Periodic review of performance measures and performance measure retirement is crucial for
States’ performance measures to remain current and applicable. Measures may become stagnant
or no longer useful when trying to demonstrate continued improvement in States traffic records
systems to outside entities. If a State regularly monitors, reviews, and retires the performance
measures, the whole system of performance measurement for the State will be much more useful
for the agency and its stakeholders.
Example Performance Measures
The example performance measures that follow are classified in two sections. The first section
(Table 2) contains example performance measures that can be applied across all six core
component traffic records systems by performance attribute.
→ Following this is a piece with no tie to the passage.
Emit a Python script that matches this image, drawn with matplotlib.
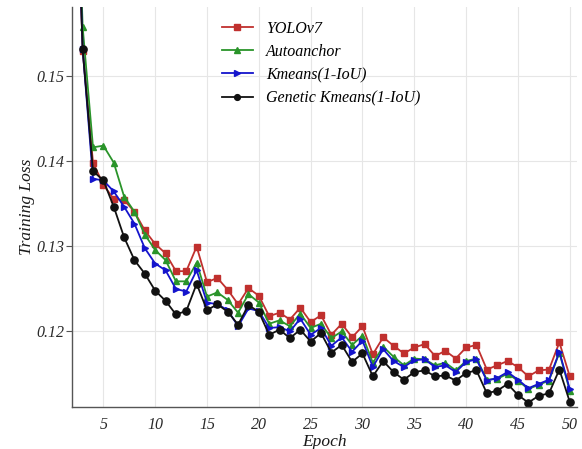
import matplotlib
matplotlib.use("Agg")
import matplotlib.pyplot as plt

# training loss per epoch for each anchor setting (epochs 2..50)
epochs = list(range(2, 51))

yolov7 = [
    0.1905, 0.1530, 0.1398, 0.1372, 0.1355, 0.1354, 0.1340, 0.1318, 0.1302,
    0.1291, 0.1270, 0.1270, 0.1299, 0.1257, 0.1262, 0.1248, 0.1231, 0.1250,
    0.1241, 0.1217, 0.1221, 0.1213, 0.1227, 0.1210, 0.1218, 0.1195, 0.1208,
    0.1192, 0.1205, 0.1172, 0.1192, 0.1182, 0.1173, 0.1180, 0.1184, 0.1170,
    0.1176, 0.1167, 0.1180, 0.1183, 0.1154, 0.1159, 0.1164, 0.1157, 0.1146,
    0.1153, 0.1154, 0.1186, 0.1146,
]
autoanchor = [
    0.1930, 0.1558, 0.1416, 0.1418, 0.1398, 0.1358, 0.1340, 0.1313, 0.1295,
    0.1283, 0.1258, 0.1258, 0.1280, 0.1240, 0.1245, 0.1236, 0.1221, 0.1243,
    0.1233, 0.1208, 0.1212, 0.1205, 0.1220, 0.1203, 0.1208, 0.1191, 0.1199,
    0.1183, 0.1194, 0.1162, 0.1181, 0.1169, 0.1159, 0.1167, 0.1166, 0.1159,
    0.1162, 0.1153, 0.1164, 0.1167, 0.1142, 0.1143, 0.1149, 0.1141, 0.1131,
    0.1136, 0.1141, 0.1174, 0.1129,
]
kmeans = [
    0.1905, 0.1532, 0.1379, 0.1377, 0.1364, 0.1346, 0.1326, 0.1297, 0.1279,
    0.1271, 0.1249, 0.1246, 0.1271, 0.1233, 0.1231, 0.1224, 0.1205, 0.1226,
    0.1223, 0.1203, 0.1204, 0.1199, 0.1214, 0.1195, 0.1203, 0.1182, 0.1192,
    0.1175, 0.1188, 0.1157, 0.1178, 0.1164, 0.1157, 0.1165, 0.1166, 0.1157,
    0.1159, 0.1151, 0.1163, 0.1166, 0.1141, 0.1144, 0.1151, 0.1142, 0.1132,
    0.1137, 0.1142, 0.1175, 0.1131,
]
genetic = [
    0.1906, 0.1532, 0.1388, 0.1377, 0.1346, 0.1310, 0.1283, 0.1267, 0.1247,
    0.1235, 0.1219, 0.1223, 0.1255, 0.1224, 0.1231, 0.1222, 0.1207, 0.1230,
    0.1222, 0.1195, 0.1201, 0.1191, 0.1201, 0.1187, 0.1197, 0.1174, 0.1183,
    0.1163, 0.1173, 0.1146, 0.1164, 0.1151, 0.1142, 0.1151, 0.1153, 0.1146,
    0.1147, 0.1141, 0.1150, 0.1153, 0.1126, 0.1129, 0.1137, 0.1124, 0.1115,
    0.1123, 0.1126, 0.1154, 0.1116,
]

plt.rcParams["font.family"] = "Liberation Serif"
plt.rcParams["font.style"] = "italic"

fig = plt.figure(figsize=(5.82, 4.49), dpi=100)
ax = fig.add_axes([0.1242, 0.0935, 0.8672, 0.8909])

series = [
    (yolov7, "YOLOv7", "#c0302e", "s", 4.6),
    (autoanchor, "Autoanchor", "#2a942a", "^", 5.0),
    (kmeans, "Kmeans(1-IoU)", "#1414cc", ">", 5.0),
    (genetic, "Genetic Kmeans(1-IoU)", "#111111", "o", 5.2),
]
for vals, name, col, mk, ms in series:
    ax.plot(epochs, vals, color=col, marker=mk, markersize=ms, linewidth=1.3,
            markeredgecolor=col, label=name)

ax.set_xlim(2, 50.7)
ax.set_ylim(0.11098, 0.15815)
ax.set_xticks([5, 10, 15, 20, 25, 30, 35, 40, 45, 50])
ax.set_yticks([0.12, 0.13, 0.14, 0.15])
ax.set_yticklabels(["0.12", "0.13", "0.14", "0.15"])
ax.grid(True, color="#e6e6e6", linewidth=0.8)
ax.set_axisbelow(True)

for side in ("top", "right"):
    ax.spines[side].set_visible(False)
for side in ("left", "bottom"):
    ax.spines[side].set_color("#555555")
    ax.spines[side].set_linewidth(1.0)

ax.tick_params(axis="y", length=4, color="#555555", labelsize=11.5,
               labelcolor="#2a2a2a", pad=2)
ax.tick_params(axis="x", length=0, labelsize=11.5, labelcolor="#2a2a2a", pad=7)

ax.set_xlabel("Epoch", fontsize=12.5, color="#1a1a1a", labelpad=1)
ax.set_ylabel("Training Loss", fontsize=12.5, color="#1a1a1a", labelpad=1)

ax.legend(loc="upper left", bbox_to_anchor=(0.283, 0.982), frameon=False,
          fontsize=11.5, handlelength=2.0, handletextpad=0.8,
          labelspacing=0.45, borderaxespad=0, markerscale=0.8)

fig.savefig("out.png", dpi=100)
In these cases, the measures can be
applied to the data captured within each respective traffic records system component. While the
subject matter of the data collected within a system differs (e.g., crash data, driver data, vehicle
data), the example performance measure can still be applied to any one of or each of the six core
component traffic records systems. The second section (Table 3 to Table 8) contains additional
example performance measures that are specific to a certain component data system (only to
Roadway, only to Injury Surveillance, etc.).
Additionally, the boundaries between some performance attributes are not exclusive. For
example, correct location coding in the crash system could be an accuracy measure (verified
against the State’s roadway database), a completeness measure (capturing latitude and longitude
coordinates), or an integration measure (linked with a geographic information system master
database). The example measures are used in the performance attribute that appears to be most
appropriate. Some measures could be used for other performance attributes as well.
Model Performance Measures by System
When creating measures for traffic records data systems, States may use the examples below
when relevant to their systems and meaningful to their stakeholders. However, they are intended
to give States ideas for how to create their own performance measures that are unique and
specific to their needs. States should create, implement, and monitor performance measures that
have value and usefulness and help inform decision-making regarding ongoing improvement
projects and future enhancements to data quality and data systems.
If a State can apply the same example performance measure across all six core component traffic
records systems, it is included in Table 2 rather than repeated in all six traffic records system
sections (Table 3 to Table 8). For these example performance measures that can be applied
across all traffic records systems, the only thing that changes from one system to the next is the
data type. There are several general performance measures in each category (Timeliness,
Accuracy, Completeness, Uniformity, Integration, and Accessibility) that can be applied to any
one of the six traffic records core component systems.